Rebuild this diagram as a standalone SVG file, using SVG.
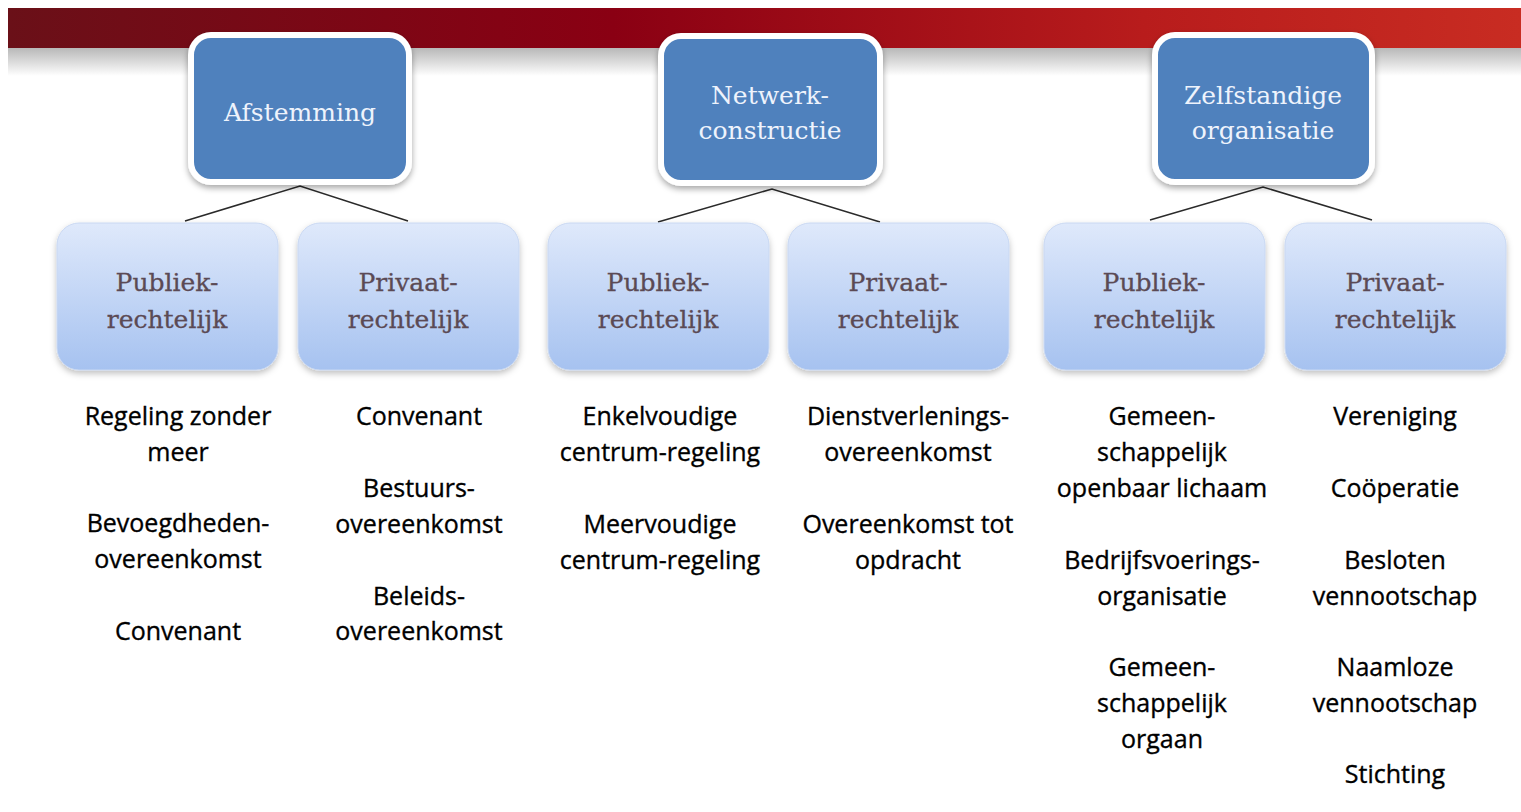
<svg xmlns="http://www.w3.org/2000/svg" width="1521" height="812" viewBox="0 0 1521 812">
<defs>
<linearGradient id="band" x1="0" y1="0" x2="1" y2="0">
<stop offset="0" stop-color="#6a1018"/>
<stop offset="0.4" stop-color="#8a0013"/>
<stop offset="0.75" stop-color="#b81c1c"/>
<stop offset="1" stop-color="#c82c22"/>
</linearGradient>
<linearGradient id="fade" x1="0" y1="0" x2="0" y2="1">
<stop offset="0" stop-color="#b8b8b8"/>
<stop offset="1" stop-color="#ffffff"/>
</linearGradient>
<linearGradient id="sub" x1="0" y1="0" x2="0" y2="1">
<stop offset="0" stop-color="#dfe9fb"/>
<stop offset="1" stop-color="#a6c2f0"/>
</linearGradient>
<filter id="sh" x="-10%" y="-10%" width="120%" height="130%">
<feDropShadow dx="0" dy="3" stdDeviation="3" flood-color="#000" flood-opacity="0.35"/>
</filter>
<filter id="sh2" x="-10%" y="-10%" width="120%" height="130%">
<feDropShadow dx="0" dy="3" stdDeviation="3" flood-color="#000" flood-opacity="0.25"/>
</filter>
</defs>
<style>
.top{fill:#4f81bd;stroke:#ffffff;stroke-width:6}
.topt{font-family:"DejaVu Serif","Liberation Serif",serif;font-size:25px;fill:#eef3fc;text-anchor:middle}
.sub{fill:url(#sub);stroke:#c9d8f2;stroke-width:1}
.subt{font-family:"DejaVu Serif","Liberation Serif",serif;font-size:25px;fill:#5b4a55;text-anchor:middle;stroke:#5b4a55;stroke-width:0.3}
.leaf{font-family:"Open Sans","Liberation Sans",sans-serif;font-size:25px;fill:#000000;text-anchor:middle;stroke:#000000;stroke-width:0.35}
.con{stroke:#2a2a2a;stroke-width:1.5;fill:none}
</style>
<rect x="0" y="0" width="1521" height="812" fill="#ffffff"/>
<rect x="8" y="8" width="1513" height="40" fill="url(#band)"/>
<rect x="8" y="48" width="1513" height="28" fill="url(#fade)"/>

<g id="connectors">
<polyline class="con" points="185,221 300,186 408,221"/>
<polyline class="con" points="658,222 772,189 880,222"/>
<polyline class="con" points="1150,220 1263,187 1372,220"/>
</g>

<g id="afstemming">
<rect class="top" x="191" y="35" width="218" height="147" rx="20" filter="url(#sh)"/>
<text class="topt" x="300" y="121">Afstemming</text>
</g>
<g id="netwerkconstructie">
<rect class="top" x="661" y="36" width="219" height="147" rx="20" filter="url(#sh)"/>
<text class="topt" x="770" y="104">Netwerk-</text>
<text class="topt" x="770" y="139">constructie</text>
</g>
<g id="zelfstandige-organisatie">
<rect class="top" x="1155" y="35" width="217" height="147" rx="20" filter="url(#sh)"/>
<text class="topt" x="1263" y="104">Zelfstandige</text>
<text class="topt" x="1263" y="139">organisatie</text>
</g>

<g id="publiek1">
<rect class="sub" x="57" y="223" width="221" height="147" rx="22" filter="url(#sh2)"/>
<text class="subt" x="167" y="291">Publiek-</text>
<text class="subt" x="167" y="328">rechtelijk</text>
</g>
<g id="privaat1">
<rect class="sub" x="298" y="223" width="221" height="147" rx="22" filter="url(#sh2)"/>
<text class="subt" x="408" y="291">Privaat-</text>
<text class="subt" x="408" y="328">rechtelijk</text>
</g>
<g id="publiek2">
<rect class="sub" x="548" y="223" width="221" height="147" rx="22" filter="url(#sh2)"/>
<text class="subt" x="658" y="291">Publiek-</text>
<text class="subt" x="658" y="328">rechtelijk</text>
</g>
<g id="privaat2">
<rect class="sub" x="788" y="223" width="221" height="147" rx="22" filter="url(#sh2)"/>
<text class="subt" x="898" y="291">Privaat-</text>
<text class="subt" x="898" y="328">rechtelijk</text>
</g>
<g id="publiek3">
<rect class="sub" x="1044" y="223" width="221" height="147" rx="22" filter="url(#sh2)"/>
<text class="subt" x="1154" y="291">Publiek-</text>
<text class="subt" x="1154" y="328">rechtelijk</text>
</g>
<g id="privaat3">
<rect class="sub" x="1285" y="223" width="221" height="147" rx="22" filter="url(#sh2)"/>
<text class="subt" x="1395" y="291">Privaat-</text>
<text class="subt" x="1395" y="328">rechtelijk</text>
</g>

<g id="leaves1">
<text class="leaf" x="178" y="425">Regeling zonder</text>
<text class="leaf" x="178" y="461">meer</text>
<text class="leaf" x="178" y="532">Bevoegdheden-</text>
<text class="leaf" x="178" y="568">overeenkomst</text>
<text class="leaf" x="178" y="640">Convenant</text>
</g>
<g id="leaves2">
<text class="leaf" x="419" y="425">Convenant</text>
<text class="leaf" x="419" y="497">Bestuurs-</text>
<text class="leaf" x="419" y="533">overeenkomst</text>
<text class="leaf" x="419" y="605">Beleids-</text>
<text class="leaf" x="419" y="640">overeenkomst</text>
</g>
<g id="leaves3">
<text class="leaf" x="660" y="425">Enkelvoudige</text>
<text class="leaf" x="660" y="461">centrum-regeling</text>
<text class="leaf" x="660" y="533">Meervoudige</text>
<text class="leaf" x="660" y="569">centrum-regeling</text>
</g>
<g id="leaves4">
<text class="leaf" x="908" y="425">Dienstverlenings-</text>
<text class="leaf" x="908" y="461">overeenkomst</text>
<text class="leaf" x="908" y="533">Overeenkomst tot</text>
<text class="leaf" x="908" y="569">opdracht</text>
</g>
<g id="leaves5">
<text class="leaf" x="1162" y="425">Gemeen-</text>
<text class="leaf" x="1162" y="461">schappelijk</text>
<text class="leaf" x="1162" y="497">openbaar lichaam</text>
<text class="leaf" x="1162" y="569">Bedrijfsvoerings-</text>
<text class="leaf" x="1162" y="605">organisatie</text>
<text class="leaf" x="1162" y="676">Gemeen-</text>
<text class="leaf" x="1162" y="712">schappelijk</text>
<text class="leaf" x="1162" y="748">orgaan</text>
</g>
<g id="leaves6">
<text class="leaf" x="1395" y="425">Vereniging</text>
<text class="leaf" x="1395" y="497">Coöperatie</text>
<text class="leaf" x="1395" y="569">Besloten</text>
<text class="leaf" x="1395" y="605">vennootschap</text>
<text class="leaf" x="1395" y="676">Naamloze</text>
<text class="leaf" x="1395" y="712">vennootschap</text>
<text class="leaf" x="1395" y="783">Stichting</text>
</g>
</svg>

----------------

Problem description: Repeat the data in full and exactly. Omit pictures.

Written response:
Rebuild this diagram as a standalone SVG file, using SVG.
<svg xmlns="http://www.w3.org/2000/svg" width="1521" height="812" viewBox="0 0 1521 812">
<defs>
<linearGradient id="band" x1="0" y1="0" x2="1" y2="0">
<stop offset="0" stop-color="#6a1018"/>
<stop offset="0.4" stop-color="#8a0013"/>
<stop offset="0.75" stop-color="#b81c1c"/>
<stop offset="1" stop-color="#c82c22"/>
</linearGradient>
<linearGradient id="fade" x1="0" y1="0" x2="0" y2="1">
<stop offset="0" stop-color="#b8b8b8"/>
<stop offset="1" stop-color="#ffffff"/>
</linearGradient>
<linearGradient id="sub" x1="0" y1="0" x2="0" y2="1">
<stop offset="0" stop-color="#dfe9fb"/>
<stop offset="1" stop-color="#a6c2f0"/>
</linearGradient>
<filter id="sh" x="-10%" y="-10%" width="120%" height="130%">
<feDropShadow dx="0" dy="3" stdDeviation="3" flood-color="#000" flood-opacity="0.35"/>
</filter>
<filter id="sh2" x="-10%" y="-10%" width="120%" height="130%">
<feDropShadow dx="0" dy="3" stdDeviation="3" flood-color="#000" flood-opacity="0.25"/>
</filter>
</defs>
<style>
.top{fill:#4f81bd;stroke:#ffffff;stroke-width:6}
.topt{font-family:"DejaVu Serif","Liberation Serif",serif;font-size:25px;fill:#eef3fc;text-anchor:middle}
.sub{fill:url(#sub);stroke:#c9d8f2;stroke-width:1}
.subt{font-family:"DejaVu Serif","Liberation Serif",serif;font-size:25px;fill:#5b4a55;text-anchor:middle;stroke:#5b4a55;stroke-width:0.3}
.leaf{font-family:"Open Sans","Liberation Sans",sans-serif;font-size:25px;fill:#000000;text-anchor:middle;stroke:#000000;stroke-width:0.35}
.con{stroke:#2a2a2a;stroke-width:1.5;fill:none}
</style>
<rect x="0" y="0" width="1521" height="812" fill="#ffffff"/>
<rect x="8" y="8" width="1513" height="40" fill="url(#band)"/>
<rect x="8" y="48" width="1513" height="28" fill="url(#fade)"/>

<g id="connectors">
<polyline class="con" points="185,221 300,186 408,221"/>
<polyline class="con" points="658,222 772,189 880,222"/>
<polyline class="con" points="1150,220 1263,187 1372,220"/>
</g>

<g id="afstemming">
<rect class="top" x="191" y="35" width="218" height="147" rx="20" filter="url(#sh)"/>
<text class="topt" x="300" y="121">Afstemming</text>
</g>
<g id="netwerkconstructie">
<rect class="top" x="661" y="36" width="219" height="147" rx="20" filter="url(#sh)"/>
<text class="topt" x="770" y="104">Netwerk-</text>
<text class="topt" x="770" y="139">constructie</text>
</g>
<g id="zelfstandige-organisatie">
<rect class="top" x="1155" y="35" width="217" height="147" rx="20" filter="url(#sh)"/>
<text class="topt" x="1263" y="104">Zelfstandige</text>
<text class="topt" x="1263" y="139">organisatie</text>
</g>

<g id="publiek1">
<rect class="sub" x="57" y="223" width="221" height="147" rx="22" filter="url(#sh2)"/>
<text class="subt" x="167" y="291">Publiek-</text>
<text class="subt" x="167" y="328">rechtelijk</text>
</g>
<g id="privaat1">
<rect class="sub" x="298" y="223" width="221" height="147" rx="22" filter="url(#sh2)"/>
<text class="subt" x="408" y="291">Privaat-</text>
<text class="subt" x="408" y="328">rechtelijk</text>
</g>
<g id="publiek2">
<rect class="sub" x="548" y="223" width="221" height="147" rx="22" filter="url(#sh2)"/>
<text class="subt" x="658" y="291">Publiek-</text>
<text class="subt" x="658" y="328">rechtelijk</text>
</g>
<g id="privaat2">
<rect class="sub" x="788" y="223" width="221" height="147" rx="22" filter="url(#sh2)"/>
<text class="subt" x="898" y="291">Privaat-</text>
<text class="subt" x="898" y="328">rechtelijk</text>
</g>
<g id="publiek3">
<rect class="sub" x="1044" y="223" width="221" height="147" rx="22" filter="url(#sh2)"/>
<text class="subt" x="1154" y="291">Publiek-</text>
<text class="subt" x="1154" y="328">rechtelijk</text>
</g>
<g id="privaat3">
<rect class="sub" x="1285" y="223" width="221" height="147" rx="22" filter="url(#sh2)"/>
<text class="subt" x="1395" y="291">Privaat-</text>
<text class="subt" x="1395" y="328">rechtelijk</text>
</g>

<g id="leaves1">
<text class="leaf" x="178" y="425">Regeling zonder</text>
<text class="leaf" x="178" y="461">meer</text>
<text class="leaf" x="178" y="532">Bevoegdheden-</text>
<text class="leaf" x="178" y="568">overeenkomst</text>
<text class="leaf" x="178" y="640">Convenant</text>
</g>
<g id="leaves2">
<text class="leaf" x="419" y="425">Convenant</text>
<text class="leaf" x="419" y="497">Bestuurs-</text>
<text class="leaf" x="419" y="533">overeenkomst</text>
<text class="leaf" x="419" y="605">Beleids-</text>
<text class="leaf" x="419" y="640">overeenkomst</text>
</g>
<g id="leaves3">
<text class="leaf" x="660" y="425">Enkelvoudige</text>
<text class="leaf" x="660" y="461">centrum-regeling</text>
<text class="leaf" x="660" y="533">Meervoudige</text>
<text class="leaf" x="660" y="569">centrum-regeling</text>
</g>
<g id="leaves4">
<text class="leaf" x="908" y="425">Dienstverlenings-</text>
<text class="leaf" x="908" y="461">overeenkomst</text>
<text class="leaf" x="908" y="533">Overeenkomst tot</text>
<text class="leaf" x="908" y="569">opdracht</text>
</g>
<g id="leaves5">
<text class="leaf" x="1162" y="425">Gemeen-</text>
<text class="leaf" x="1162" y="461">schappelijk</text>
<text class="leaf" x="1162" y="497">openbaar lichaam</text>
<text class="leaf" x="1162" y="569">Bedrijfsvoerings-</text>
<text class="leaf" x="1162" y="605">organisatie</text>
<text class="leaf" x="1162" y="676">Gemeen-</text>
<text class="leaf" x="1162" y="712">schappelijk</text>
<text class="leaf" x="1162" y="748">orgaan</text>
</g>
<g id="leaves6">
<text class="leaf" x="1395" y="425">Vereniging</text>
<text class="leaf" x="1395" y="497">Coöperatie</text>
<text class="leaf" x="1395" y="569">Besloten</text>
<text class="leaf" x="1395" y="605">vennootschap</text>
<text class="leaf" x="1395" y="676">Naamloze</text>
<text class="leaf" x="1395" y="712">vennootschap</text>
<text class="leaf" x="1395" y="783">Stichting</text>
</g>
</svg>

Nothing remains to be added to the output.